▸ **Rows from a dataset of charts and code**:
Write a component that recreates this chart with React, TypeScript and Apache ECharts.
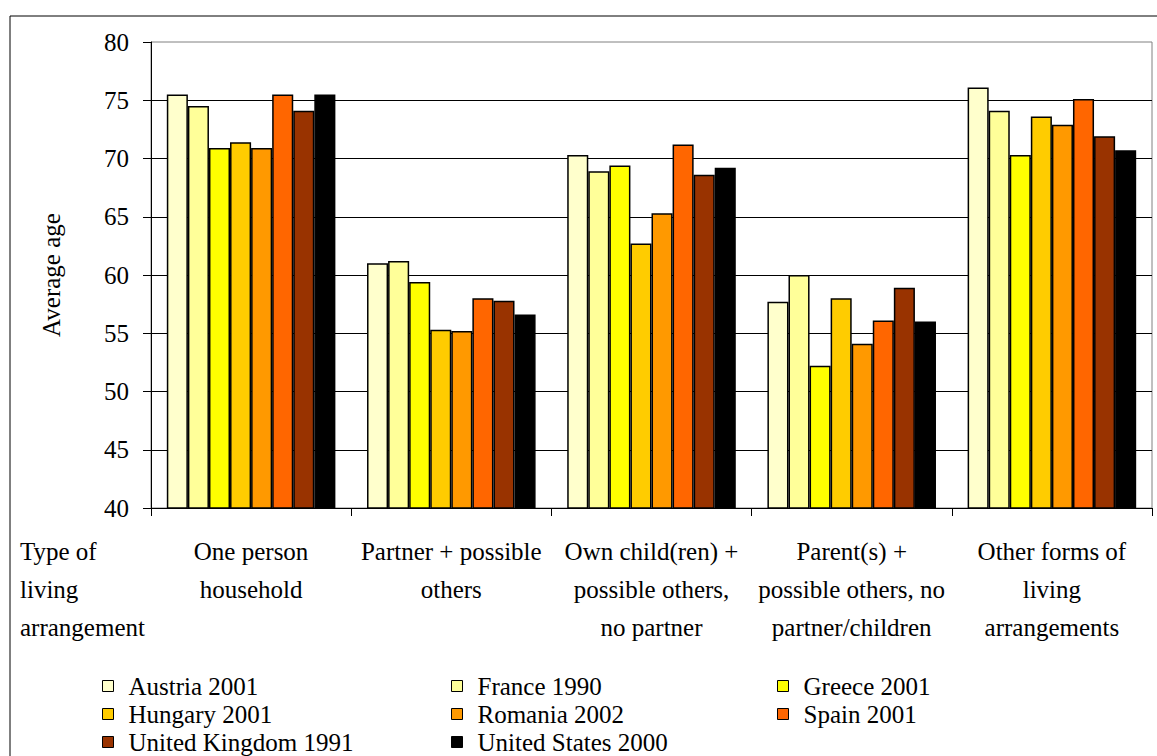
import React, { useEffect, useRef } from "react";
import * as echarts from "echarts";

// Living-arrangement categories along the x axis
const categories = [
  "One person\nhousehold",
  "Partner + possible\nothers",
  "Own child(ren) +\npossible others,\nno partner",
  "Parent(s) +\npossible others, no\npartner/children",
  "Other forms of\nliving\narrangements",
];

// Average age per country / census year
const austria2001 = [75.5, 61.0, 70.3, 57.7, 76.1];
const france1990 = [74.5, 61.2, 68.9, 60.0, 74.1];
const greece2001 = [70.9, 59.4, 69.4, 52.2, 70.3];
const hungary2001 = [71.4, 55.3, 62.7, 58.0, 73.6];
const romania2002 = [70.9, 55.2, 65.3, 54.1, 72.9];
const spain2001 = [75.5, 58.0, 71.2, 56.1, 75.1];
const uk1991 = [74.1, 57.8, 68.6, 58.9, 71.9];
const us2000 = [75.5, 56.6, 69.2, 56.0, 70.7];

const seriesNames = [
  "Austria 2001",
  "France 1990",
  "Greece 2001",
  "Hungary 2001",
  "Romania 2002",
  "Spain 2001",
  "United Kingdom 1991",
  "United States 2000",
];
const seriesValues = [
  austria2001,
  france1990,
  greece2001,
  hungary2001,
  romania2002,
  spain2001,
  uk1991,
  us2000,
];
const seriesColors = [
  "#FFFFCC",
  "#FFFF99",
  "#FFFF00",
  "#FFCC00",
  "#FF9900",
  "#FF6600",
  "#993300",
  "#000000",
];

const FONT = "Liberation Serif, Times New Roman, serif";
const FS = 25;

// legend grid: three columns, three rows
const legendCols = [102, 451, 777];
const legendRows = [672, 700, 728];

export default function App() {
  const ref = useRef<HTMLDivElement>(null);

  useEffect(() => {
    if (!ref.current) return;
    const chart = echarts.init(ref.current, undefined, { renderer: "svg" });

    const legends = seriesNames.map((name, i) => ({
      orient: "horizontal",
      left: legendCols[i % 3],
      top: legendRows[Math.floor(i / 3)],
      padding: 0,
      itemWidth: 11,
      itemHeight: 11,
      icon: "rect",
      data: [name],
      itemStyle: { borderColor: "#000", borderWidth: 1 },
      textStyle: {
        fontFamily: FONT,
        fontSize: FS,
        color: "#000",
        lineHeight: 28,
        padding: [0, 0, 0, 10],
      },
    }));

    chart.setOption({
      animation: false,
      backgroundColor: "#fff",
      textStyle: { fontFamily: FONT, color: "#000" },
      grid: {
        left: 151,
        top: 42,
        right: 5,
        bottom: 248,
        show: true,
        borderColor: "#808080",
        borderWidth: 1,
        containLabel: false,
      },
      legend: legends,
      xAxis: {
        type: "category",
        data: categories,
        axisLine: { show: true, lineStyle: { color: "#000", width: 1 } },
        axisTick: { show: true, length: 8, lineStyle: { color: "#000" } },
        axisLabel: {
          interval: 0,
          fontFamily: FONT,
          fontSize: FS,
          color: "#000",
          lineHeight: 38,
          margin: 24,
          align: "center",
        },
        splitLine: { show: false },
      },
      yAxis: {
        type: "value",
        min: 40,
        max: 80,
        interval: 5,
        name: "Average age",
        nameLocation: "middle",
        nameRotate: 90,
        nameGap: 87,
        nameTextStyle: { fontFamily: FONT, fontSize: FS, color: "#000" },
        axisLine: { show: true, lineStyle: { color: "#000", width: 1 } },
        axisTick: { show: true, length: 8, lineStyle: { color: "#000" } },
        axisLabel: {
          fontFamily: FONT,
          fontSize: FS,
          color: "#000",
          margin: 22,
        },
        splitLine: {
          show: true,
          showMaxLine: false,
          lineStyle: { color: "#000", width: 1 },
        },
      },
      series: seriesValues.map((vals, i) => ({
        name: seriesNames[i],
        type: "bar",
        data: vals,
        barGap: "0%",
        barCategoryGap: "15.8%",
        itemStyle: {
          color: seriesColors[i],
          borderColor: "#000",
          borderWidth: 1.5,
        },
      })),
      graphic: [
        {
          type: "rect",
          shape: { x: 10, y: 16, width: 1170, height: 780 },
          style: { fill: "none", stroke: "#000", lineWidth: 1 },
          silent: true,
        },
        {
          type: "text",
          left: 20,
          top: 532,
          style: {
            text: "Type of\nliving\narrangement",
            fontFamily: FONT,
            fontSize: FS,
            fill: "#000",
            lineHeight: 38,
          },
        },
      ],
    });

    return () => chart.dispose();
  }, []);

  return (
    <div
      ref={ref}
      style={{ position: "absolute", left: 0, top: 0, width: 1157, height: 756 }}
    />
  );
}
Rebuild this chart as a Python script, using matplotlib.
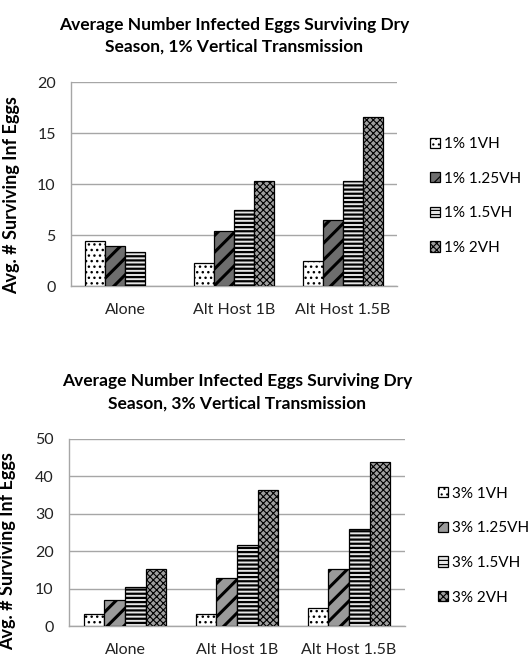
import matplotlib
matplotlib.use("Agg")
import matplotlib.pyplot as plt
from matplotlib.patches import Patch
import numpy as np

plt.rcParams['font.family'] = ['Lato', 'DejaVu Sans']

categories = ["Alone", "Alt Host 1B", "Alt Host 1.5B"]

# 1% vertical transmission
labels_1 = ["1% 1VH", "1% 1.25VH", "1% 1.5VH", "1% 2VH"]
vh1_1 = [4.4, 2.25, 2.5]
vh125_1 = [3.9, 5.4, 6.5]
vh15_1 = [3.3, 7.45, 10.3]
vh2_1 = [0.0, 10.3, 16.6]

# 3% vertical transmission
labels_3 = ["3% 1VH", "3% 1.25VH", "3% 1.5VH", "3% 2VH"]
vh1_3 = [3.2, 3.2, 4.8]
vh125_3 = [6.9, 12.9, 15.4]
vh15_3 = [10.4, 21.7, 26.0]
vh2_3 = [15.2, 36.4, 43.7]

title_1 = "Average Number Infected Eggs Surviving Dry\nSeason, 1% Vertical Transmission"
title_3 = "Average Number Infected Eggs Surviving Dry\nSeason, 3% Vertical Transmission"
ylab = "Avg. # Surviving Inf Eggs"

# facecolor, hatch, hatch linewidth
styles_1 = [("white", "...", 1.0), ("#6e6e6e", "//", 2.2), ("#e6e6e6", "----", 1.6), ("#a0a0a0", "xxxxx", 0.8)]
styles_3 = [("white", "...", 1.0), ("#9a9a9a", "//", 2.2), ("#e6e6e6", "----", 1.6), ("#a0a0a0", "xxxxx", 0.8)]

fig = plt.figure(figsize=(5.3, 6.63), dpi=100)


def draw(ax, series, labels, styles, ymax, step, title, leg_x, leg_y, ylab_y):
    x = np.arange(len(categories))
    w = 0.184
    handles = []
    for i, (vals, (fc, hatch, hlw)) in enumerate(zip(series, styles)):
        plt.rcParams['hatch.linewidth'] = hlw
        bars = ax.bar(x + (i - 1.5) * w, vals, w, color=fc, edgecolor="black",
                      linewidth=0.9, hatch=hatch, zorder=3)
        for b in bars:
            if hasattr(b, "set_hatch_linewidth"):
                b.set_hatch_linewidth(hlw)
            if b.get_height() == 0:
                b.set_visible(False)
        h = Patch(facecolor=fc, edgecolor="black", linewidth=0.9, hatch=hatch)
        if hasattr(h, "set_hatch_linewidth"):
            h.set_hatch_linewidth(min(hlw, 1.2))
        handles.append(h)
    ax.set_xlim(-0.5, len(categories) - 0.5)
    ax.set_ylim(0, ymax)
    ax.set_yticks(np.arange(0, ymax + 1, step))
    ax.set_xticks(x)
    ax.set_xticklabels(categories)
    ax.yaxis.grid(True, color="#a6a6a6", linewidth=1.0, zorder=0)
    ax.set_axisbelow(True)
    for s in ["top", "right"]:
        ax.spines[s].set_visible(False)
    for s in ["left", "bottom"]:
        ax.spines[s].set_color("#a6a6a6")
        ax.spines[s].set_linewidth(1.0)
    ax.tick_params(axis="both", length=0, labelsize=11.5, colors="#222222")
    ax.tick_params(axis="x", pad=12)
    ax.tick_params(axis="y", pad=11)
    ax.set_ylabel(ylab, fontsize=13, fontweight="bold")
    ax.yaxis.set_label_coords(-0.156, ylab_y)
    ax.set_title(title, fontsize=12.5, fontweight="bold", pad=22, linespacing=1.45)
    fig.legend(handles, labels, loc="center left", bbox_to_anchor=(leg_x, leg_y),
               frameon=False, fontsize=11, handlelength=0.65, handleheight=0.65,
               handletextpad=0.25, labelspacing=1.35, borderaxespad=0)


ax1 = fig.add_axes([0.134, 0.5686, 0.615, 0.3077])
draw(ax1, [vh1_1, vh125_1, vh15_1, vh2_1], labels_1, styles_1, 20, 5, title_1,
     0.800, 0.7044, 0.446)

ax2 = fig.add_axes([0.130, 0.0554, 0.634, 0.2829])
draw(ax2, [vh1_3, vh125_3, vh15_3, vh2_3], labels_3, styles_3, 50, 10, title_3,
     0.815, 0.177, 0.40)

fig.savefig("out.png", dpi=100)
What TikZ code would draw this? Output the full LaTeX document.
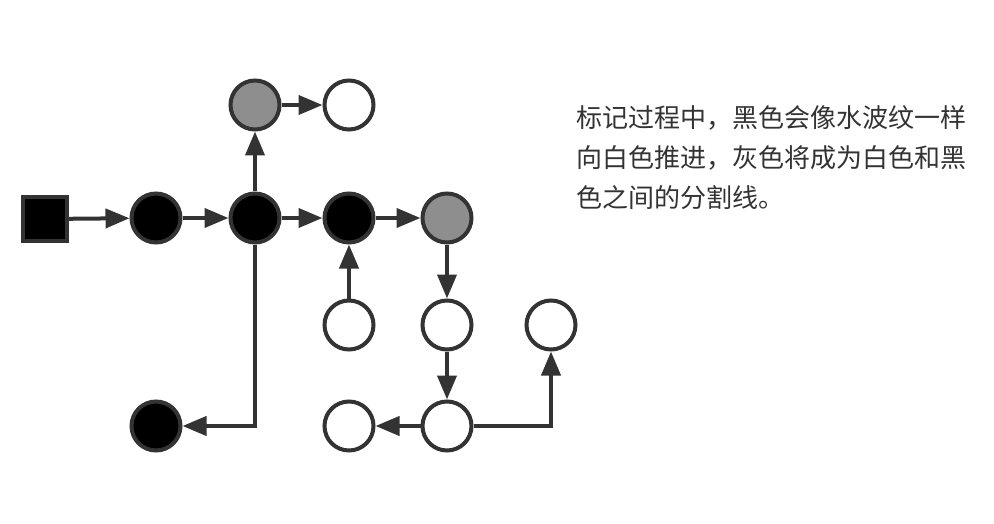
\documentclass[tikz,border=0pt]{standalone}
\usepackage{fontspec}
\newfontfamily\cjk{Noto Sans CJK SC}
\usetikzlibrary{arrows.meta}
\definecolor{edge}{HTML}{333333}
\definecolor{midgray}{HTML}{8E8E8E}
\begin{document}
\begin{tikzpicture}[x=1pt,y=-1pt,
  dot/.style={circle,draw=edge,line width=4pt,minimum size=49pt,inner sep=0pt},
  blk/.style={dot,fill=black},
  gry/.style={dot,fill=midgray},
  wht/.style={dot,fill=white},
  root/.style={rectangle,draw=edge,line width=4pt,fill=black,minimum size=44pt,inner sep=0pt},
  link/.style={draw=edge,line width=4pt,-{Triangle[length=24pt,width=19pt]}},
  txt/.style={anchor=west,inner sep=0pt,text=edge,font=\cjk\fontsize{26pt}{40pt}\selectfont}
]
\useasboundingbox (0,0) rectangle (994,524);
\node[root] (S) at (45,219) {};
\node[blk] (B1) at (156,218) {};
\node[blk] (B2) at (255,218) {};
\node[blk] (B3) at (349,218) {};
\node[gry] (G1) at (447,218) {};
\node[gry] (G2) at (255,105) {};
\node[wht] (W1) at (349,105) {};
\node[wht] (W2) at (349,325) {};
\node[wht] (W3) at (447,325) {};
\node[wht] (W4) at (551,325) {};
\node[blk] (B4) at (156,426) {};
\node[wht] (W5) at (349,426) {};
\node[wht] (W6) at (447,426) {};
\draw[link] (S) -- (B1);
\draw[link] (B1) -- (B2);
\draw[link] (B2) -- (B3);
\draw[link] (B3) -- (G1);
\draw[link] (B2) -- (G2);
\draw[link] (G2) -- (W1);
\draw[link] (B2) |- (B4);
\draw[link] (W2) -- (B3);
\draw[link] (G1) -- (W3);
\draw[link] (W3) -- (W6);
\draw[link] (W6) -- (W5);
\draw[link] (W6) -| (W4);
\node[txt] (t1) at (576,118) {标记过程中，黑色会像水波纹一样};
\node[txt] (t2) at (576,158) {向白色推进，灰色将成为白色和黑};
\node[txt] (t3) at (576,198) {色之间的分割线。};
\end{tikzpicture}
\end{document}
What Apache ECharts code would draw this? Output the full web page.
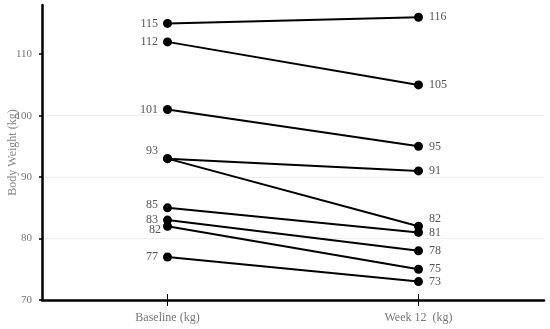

▸ **WORK INSTRUCTIONS**:
Copy out each line of the records that holds the string "What".

▸ **RIGHT ANSWER**:
What TikZ code would draw this? Output the full LaTeX document.
What Apache ECharts code would draw this? Output the full web page.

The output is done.